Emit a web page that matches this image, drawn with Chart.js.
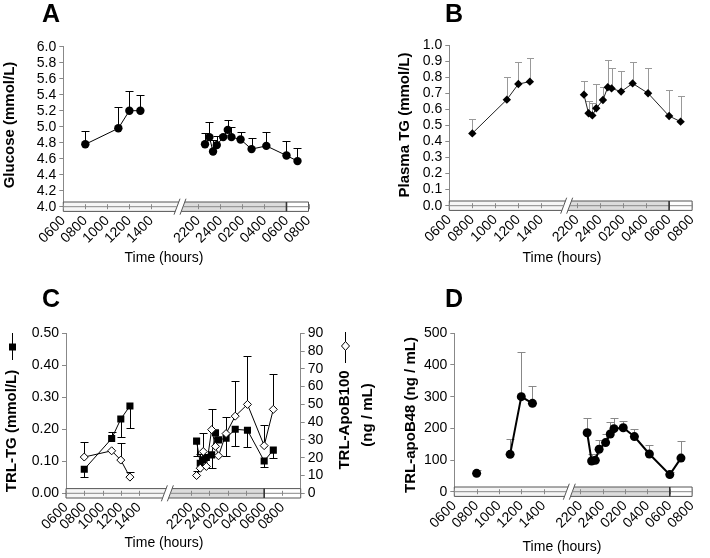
<!DOCTYPE html>
<html>
<head>
<meta charset="utf-8">
<script src="https://cdn.jsdelivr.net/npm/chart.js@4.4.1/dist/chart.umd.min.js"></script>
<style>
  body { margin: 0; background: #fff; }
  #fig { position: relative; width: 710px; height: 558px; background: #fff; overflow: hidden; }
  canvas { position: absolute; }
</style>
</head>
<body>
<div id="fig">
  <canvas id="chartA" width="355" height="279" style="left:0;top:0"></canvas>
  <canvas id="chartB" width="355" height="279" style="left:355px;top:0"></canvas>
  <canvas id="chartC" width="390" height="279" style="left:0;top:279px"></canvas>
  <canvas id="chartD" width="355" height="279" style="left:355px;top:279px"></canvas>
</div>
<script>
// ===== Time axis (clock hours, night continues past 24) =====
const clockTicks  = [6, 8, 10, 12, 14, 22, 24, 26, 28, 30, 32];
const clockLabels = ['0600', '0800', '1000', '1200', '1400', '2200', '2400', '0200', '0400', '0600', '0800'];
const lightsOn = 30; // 0600 next morning, end of the grey night band

const dayHours   = [8, 11, 12, 13];
const nightHours = [22.6, 23.0, 23.33, 23.67, 24.25, 24.67, 25.0, 25.83, 26.83, 28.17, 30.0, 31.0];

// ===== A: glucose (mmol/L) =====
const glucoseDay      = [4.78, 4.98, 5.20, 5.20];
const glucoseDayErr   = [4.95, 5.25, 5.45, 5.40];
const glucoseNight    = [4.78, 4.87, 4.69, 4.77, 4.87, 4.96, 4.87, 4.84, 4.72, 4.76, 4.64, 4.57];
const glucoseNightErr = [4.92, 5.06, 4.83, 4.88, 4.90, 5.08, 5.00, 4.93, 4.86, 4.93, 4.82, 4.74];
const glucoseTicks    = [4.0, 4.2, 4.4, 4.6, 4.8, 5.0, 5.2, 5.4, 5.6, 5.8, 6.0];

// ===== B: plasma TG (mmol/L) =====
const plasmaTgDay      = [0.45, 0.66, 0.757, 0.772];
const plasmaTgDayErr   = [0.537, 0.799, 0.896, 0.919];
const plasmaTgNight    = [0.691, 0.575, 0.562, 0.606, 0.658, 0.737, 0.73, 0.71, 0.761, 0.70, 0.558, 0.523];
const plasmaTgNightErr = [0.774, 0.654, 0.641, 0.757, 0.74, 0.905, 0.859, 0.836, 0.894, 0.859, 0.718, 0.68];
const plasmaTgTicks    = [0, 0.1, 0.2, 0.3, 0.4, 0.5, 0.6, 0.7, 0.8, 0.9, 1.0];

// ===== C: TRL-TG (mmol/L) and TRL-ApoB100 (ng/mL) =====
const trlTgDay      = [0.075, 0.171, 0.232, 0.273];
const trlTgDayErr   = [0.052, 0.193, 0.175, 0.203];
const trlTgNight    = [0.163, 0.094, 0.104, 0.112, 0.12, 0.189, 0.167, 0.172, 0.20, 0.197, 0.101, 0.135];
const trlTgNightErr = [0.117, 0.08, null, null, 0.078, null, null, 0.117, 0.148, 0.144, 0.081, 0.109];
const trlTgTicks    = [0, 0.1, 0.2, 0.3, 0.4, 0.5];

const apoB100Day      = [20.4, 23.9, 18.7, 9.1];
const apoB100DayErr   = [28.6, null, 28.3, 12.2];
const apoB100Night    = [10.0, 14.1, 23.5, 15.1, 35.8, 26.4, 21.1, 33.6, 43.4, 50.0, 26.8, 47.2];
const apoB100NightErr = [12.5, 22, 34, null, 47.7, null, null, 43, 63.2, 77.3, 38.7, 67];
const apoB100Ticks    = [0, 10, 20, 30, 40, 50, 60, 70, 80, 90];

// ===== D: TRL-apoB48 (ng/mL) =====
const apoB48Day      = [58, 118, 300, 279];
const apoB48DayErr   = [68, 165, 442, 335];
const apoB48Night    = [186, 97, 99, 134, 155, 182, 199, 202, 174, 119, 54, 106];
const apoB48NightErr = [232, 118, 118, 163, 182, 221, 232, 224, 197, 146, 63, 161];
const apoB48Ticks    = [0, 100, 200, 300, 400, 500];

Chart.defaults.font.family = '"Liberation Sans", Arial, Helvetica, sans-serif';
Chart.defaults.color = '#000';
Chart.defaults.animation = false;

// hours -> position on the broken axis (night part shifted left)
function axisPos(h, p) {
  return h < 18 ? h - 6 : p.at2200 + (h - 22);
}

function series(hours, values, errEnd, p, style) {
  return Object.assign({
    data: hours.map((h, i) => ({ x: axisPos(h, p), y: values[i] })),
    errEnd: errEnd,
    showLine: true,
    borderWidth: 1,
    pointBorderWidth: 0
  }, style);
}

// ===== drawing helpers: error bars, light/dark band, axis titles =====
function drawBandAndErrors(chart, p) {
  const ctx = chart.ctx;
  const xs = chart.scales.x, ys = chart.scales.y;
  const y0 = ys.getPixelForValue(ys.min);
  const h = 4.7, s = 1.8;
  const xL = xs.getPixelForValue(0), xR = xs.getPixelForValue(p.xMax);
  const xb = xs.getPixelForValue(p.breakAt);
  const b1 = xb - 3, b2 = xb + 3;
  const xOn = xs.getPixelForValue(axisPos(lightsOn, p));
  ctx.save();
  // day section
  ctx.beginPath();
  ctx.moveTo(xL, y0 - h); ctx.lineTo(b1 + s, y0 - h); ctx.lineTo(b1 - s, y0 + h); ctx.lineTo(xL, y0 + h); ctx.closePath();
  ctx.fillStyle = '#f6f6f6'; ctx.fill();
  // night section
  ctx.beginPath();
  ctx.moveTo(b2 + s, y0 - h); ctx.lineTo(xOn, y0 - h); ctx.lineTo(xOn, y0 + h); ctx.lineTo(b2 - s, y0 + h); ctx.closePath();
  ctx.fillStyle = '#dcdcdc'; ctx.fill();
  ctx.fillStyle = '#fff';
  ctx.fillRect(xOn, y0 - h, xR - xOn, 2 * h);
  // outlines
  ctx.strokeStyle = '#555'; ctx.lineWidth = 1;
  ctx.beginPath();
  ctx.moveTo(b1 + s, y0 - h); ctx.lineTo(xL, y0 - h); ctx.lineTo(xL, y0 + h); ctx.lineTo(b1 - s, y0 + h);
  ctx.moveTo(b2 + s, y0 - h); ctx.lineTo(xR, y0 - h); ctx.lineTo(xR, y0 + h); ctx.lineTo(b2 - s, y0 + h);
  ctx.stroke();
  // break marks
  ctx.beginPath();
  [b1, b2].forEach(b => { ctx.moveTo(b - 3, y0 + 8); ctx.lineTo(b + 3, y0 - 8); });
  ctx.stroke();
  // centre line and ticks
  ctx.strokeStyle = '#888';
  ctx.beginPath();
  ctx.moveTo(xL, y0); ctx.lineTo(b1, y0);
  ctx.moveTo(b2, y0); ctx.lineTo(xR, y0);
  clockTicks.forEach(t => {
    const x = Math.round(xs.getPixelForValue(axisPos(t, p))) + 0.5;
    ctx.moveTo(x, y0 - 2.5); ctx.lineTo(x, y0 + 2.5);
  });
  ctx.stroke();
  // lights-on divider
  ctx.strokeStyle = '#333'; ctx.lineWidth = 1.6;
  ctx.beginPath(); ctx.moveTo(xOn, y0 - h); ctx.lineTo(xOn, y0 + h); ctx.stroke();

  // error bars
  chart.data.datasets.forEach((ds, di) => {
    if (!ds.errEnd) return;
    const sc = chart.scales[ds.yAxisID || 'y'];
    const meta = chart.getDatasetMeta(di);
    ctx.strokeStyle = ds.errColor; ctx.lineWidth = 1;
    meta.data.forEach((pt, i) => {
      const e = ds.errEnd[i];
      if (e == null) return;
      const x = Math.round(pt.x) + 0.5;
      const ye = Math.round(sc.getPixelForValue(e)) + 0.5;
      ctx.beginPath();
      ctx.moveTo(x, pt.y); ctx.lineTo(x, ye);
      ctx.moveTo(x - p.cap, ye); ctx.lineTo(x + p.cap, ye);
      ctx.stroke();
    });
  });
  ctx.restore();
}

function drawTexts(chart, p) {
  const ctx = chart.ctx;
  ctx.save();
  ctx.fillStyle = '#000';
  ctx.font = 'bold 25px "Liberation Sans", Arial, sans-serif';
  ctx.textAlign = 'left'; ctx.textBaseline = 'alphabetic';
  ctx.fillText(p.letter, p.letterX, p.letterY);
  ctx.font = '14px "Liberation Sans", Arial, sans-serif';
  ctx.textAlign = 'center';
  ctx.fillText('Time (hours)', p.timeX, p.timeY);
  ctx.font = 'bold 15px "Liberation Sans", Arial, sans-serif';
  ctx.textBaseline = 'middle';
  p.titles.forEach(t => {
    ctx.save();
    ctx.translate(t.x, t.y);
    ctx.rotate(-Math.PI / 2);
    ctx.fillText(t.text, 0, 0);
    ctx.restore();
  });
  (p.keys || []).forEach(k => {
    ctx.strokeStyle = '#000'; ctx.lineWidth = 1;
    ctx.beginPath(); ctx.moveTo(k.x + 0.5, k.y1); ctx.lineTo(k.x + 0.5, k.y2); ctx.stroke();
    ctx.beginPath();
    if (k.shape === 'square') {
      ctx.rect(k.x - 3, k.ym - 3.5, 7, 7);
      ctx.fillStyle = '#000'; ctx.fill();
    } else {
      ctx.moveTo(k.x + 0.5, k.ym - 4.5); ctx.lineTo(k.x + 4.5, k.ym); ctx.lineTo(k.x + 0.5, k.ym + 4.5); ctx.lineTo(k.x - 3.5, k.ym); ctx.closePath();
      ctx.fillStyle = '#fff'; ctx.fill(); ctx.stroke();
    }
  });
  ctx.restore();
}

function yAxis(ticks, fmt, width, extra) {
  return Object.assign({
    type: 'linear',
    min: ticks[0],
    max: ticks[ticks.length - 1],
    afterBuildTicks: s => { s.ticks = ticks.map(v => ({ value: v })); },
    afterFit: s => { s.width = width; },
    grid: { drawOnChartArea: false, tickLength: 4, color: '#888' },
    border: { color: '#888' },
    ticks: { autoSkip: false, padding: 3, font: { size: 14 }, color: '#000', callback: v => fmt(v) }
  }, extra || {});
}

function makePanel(canvasId, p, datasets, scales) {
  return new Chart(document.getElementById(canvasId), {
    type: 'scatter',
    data: { datasets: datasets },
    options: {
      responsive: false,
      devicePixelRatio: 1,
      layout: { padding: p.pad },
      plugins: { legend: { display: false }, tooltip: { enabled: false } },
      scales: Object.assign({
        x: {
          type: 'linear',
          min: 0,
          max: p.xMax,
          grid: { display: false, drawTicks: false },
          border: { display: false },
          afterBuildTicks: s => { s.ticks = clockTicks.map(t => ({ value: axisPos(t, p) })); },
          afterFit: s => { s.height = p.xAxisH; },
          ticks: {
            autoSkip: false, minRotation: 45, maxRotation: 45, padding: 6,
            font: { size: 14 }, color: '#000',
            callback: (v, i) => clockLabels[i]
          }
        }
      }, scales)
    },
    plugins: [{
      id: 'deco',
      beforeDatasetsDraw: c => drawBandAndErrors(c, p),
      afterDraw: c => drawTexts(c, p)
    }]
  });
}

// ===== Panel A =====
const pA = {
  at2200: 12.27, breakAt: 10.6, xMax: 22.27, xAxisH: 72.3, cap: 4,
  pad: { top: 46.7, right: 46.5, bottom: 0, left: 0 },
  letter: 'A', letterX: 42, letterY: 22, timeX: 164, timeY: 262,
  titles: [{ text: 'Glucose (mmol/L)', x: 10, y: 125 }]
};
const styleA = { borderColor: '#000', pointBackgroundColor: '#000', pointStyle: 'circle', pointRadius: 4.2, errColor: '#000' };
makePanel('chartA', pA, [
  series(dayHours, glucoseDay, glucoseDayErr, pA, styleA),
  series(nightHours, glucoseNight, glucoseNightErr, pA, styleA)
], { y: yAxis(glucoseTicks, v => v.toFixed(1), 63.3) });

// ===== Panel B =====
const pB = {
  at2200: 11.1, breakAt: 10.2, xMax: 21.1, xAxisH: 73.3, cap: 3.5,
  pad: { top: 45, right: 15, bottom: 0, left: 0 },
  letter: 'B', letterX: 90, letterY: 22, timeX: 207, timeY: 262,
  titles: [{ text: 'Plasma TG (mmol/L)', x: 50, y: 125 }]
};
const styleB = { borderColor: '#222', pointBackgroundColor: '#000', pointStyle: 'rectRot', pointRadius: 4.2, errColor: '#999' };
makePanel('chartB', pB, [
  series(dayHours, plasmaTgDay, plasmaTgDayErr, pB, styleB),
  series(nightHours, plasmaTgNight, plasmaTgNightErr, pB, styleB)
], { y: yAxis(plasmaTgTicks, v => v.toFixed(1), 94.3) });

// ===== Panel C =====
const pC = {
  at2200: 13.7, breakAt: 11.1, xMax: 25.7, xAxisH: 64.7, cap: 4,
  pad: { top: 54.3, right: 35, bottom: 0, left: 0 },
  letter: 'C', letterX: 42, letterY: 28, timeX: 164, timeY: 268,
  titles: [
    { text: 'TRL-TG (mmol/L)', x: 12, y: 152 },
    { text: 'TRL-ApoB100', x: 345, y: 141 },
    { text: '(ng / mL)', x: 368, y: 136 }
  ],
  keys: [
    { x: 12, y1: 54, y2: 81, ym: 68, shape: 'square' },
    { x: 345, y1: 53, y2: 84, ym: 67, shape: 'diamond' }
  ]
};
const styleTg = { borderColor: '#000', pointBackgroundColor: '#000', pointStyle: 'rect', pointRadius: 5, errColor: '#000', yAxisID: 'y' };
const styleApo = { borderColor: '#000', pointBackgroundColor: '#fff', pointBorderColor: '#000', pointBorderWidth: 1, pointStyle: 'rectRot', pointRadius: 4, errColor: '#000', yAxisID: 'y2' };
makePanel('chartC', pC, [
  series(dayHours, apoB100Day, apoB100DayErr, pC, styleApo),
  series(nightHours, apoB100Night, apoB100NightErr, pC, styleApo),
  series(dayHours, trlTgDay, trlTgDayErr, pC, styleTg),
  series(nightHours, trlTgNight, trlTgNightErr, pC, styleTg)
], {
  y: yAxis(trlTgTicks, v => v.toFixed(2), 66),
  y2: yAxis(apoB100Ticks, v => String(v), 54.3, { position: 'right' })
});

// ===== Panel D =====
const pD = {
  at2200: 11.3, breakAt: 10.3, xMax: 21.3, xAxisH: 66.3, cap: 4,
  pad: { top: 54.3, right: 10, bottom: 0, left: 0 },
  letter: 'D', letterX: 90, letterY: 28, timeX: 207, timeY: 272,
  titles: [{ text: 'TRL-apoB48 (ng / mL)', x: 56, y: 136 }]
};
const styleD = { borderColor: '#000', borderWidth: 2, pointBackgroundColor: '#000', pointStyle: 'circle', pointRadius: 4.5, errColor: '#888' };
makePanel('chartD', pD, [
  series(dayHours, apoB48Day, apoB48DayErr, pD, Object.assign({}, styleD, {
    segment: { borderColor: c => c.p0DataIndex === 0 ? 'rgba(0,0,0,0)' : '#000' }
  })),
  series(nightHours, apoB48Night, apoB48NightErr, pD, styleD)
], { y: yAxis(apoB48Ticks, v => String(v), 99.3) });
</script>
</body>
</html>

* * * * * * * * *

Goal
Write out, word for word, the lines from the start of the data through the one holding "5.6, 5.8, 6.0];". Omit pictures.

Exercise solution
Emit a web page that matches this image, drawn with Chart.js.
<!DOCTYPE html>
<html>
<head>
<meta charset="utf-8">
<script src="https://cdn.jsdelivr.net/npm/chart.js@4.4.1/dist/chart.umd.min.js"></script>
<style>
  body { margin: 0; background: #fff; }
  #fig { position: relative; width: 710px; height: 558px; background: #fff; overflow: hidden; }
  canvas { position: absolute; }
</style>
</head>
<body>
<div id="fig">
  <canvas id="chartA" width="355" height="279" style="left:0;top:0"></canvas>
  <canvas id="chartB" width="355" height="279" style="left:355px;top:0"></canvas>
  <canvas id="chartC" width="390" height="279" style="left:0;top:279px"></canvas>
  <canvas id="chartD" width="355" height="279" style="left:355px;top:279px"></canvas>
</div>
<script>
// ===== Time axis (clock hours, night continues past 24) =====
const clockTicks  = [6, 8, 10, 12, 14, 22, 24, 26, 28, 30, 32];
const clockLabels = ['0600', '0800', '1000', '1200', '1400', '2200', '2400', '0200', '0400', '0600', '0800'];
const lightsOn = 30; // 0600 next morning, end of the grey night band

const dayHours   = [8, 11, 12, 13];
const nightHours = [22.6, 23.0, 23.33, 23.67, 24.25, 24.67, 25.0, 25.83, 26.83, 28.17, 30.0, 31.0];

// ===== A: glucose (mmol/L) =====
const glucoseDay      = [4.78, 4.98, 5.20, 5.20];
const glucoseDayErr   = [4.95, 5.25, 5.45, 5.40];
const glucoseNight    = [4.78, 4.87, 4.69, 4.77, 4.87, 4.96, 4.87, 4.84, 4.72, 4.76, 4.64, 4.57];
const glucoseNightErr = [4.92, 5.06, 4.83, 4.88, 4.90, 5.08, 5.00, 4.93, 4.86, 4.93, 4.82, 4.74];
const glucoseTicks    = [4.0, 4.2, 4.4, 4.6, 4.8, 5.0, 5.2, 5.4, 5.6, 5.8, 6.0];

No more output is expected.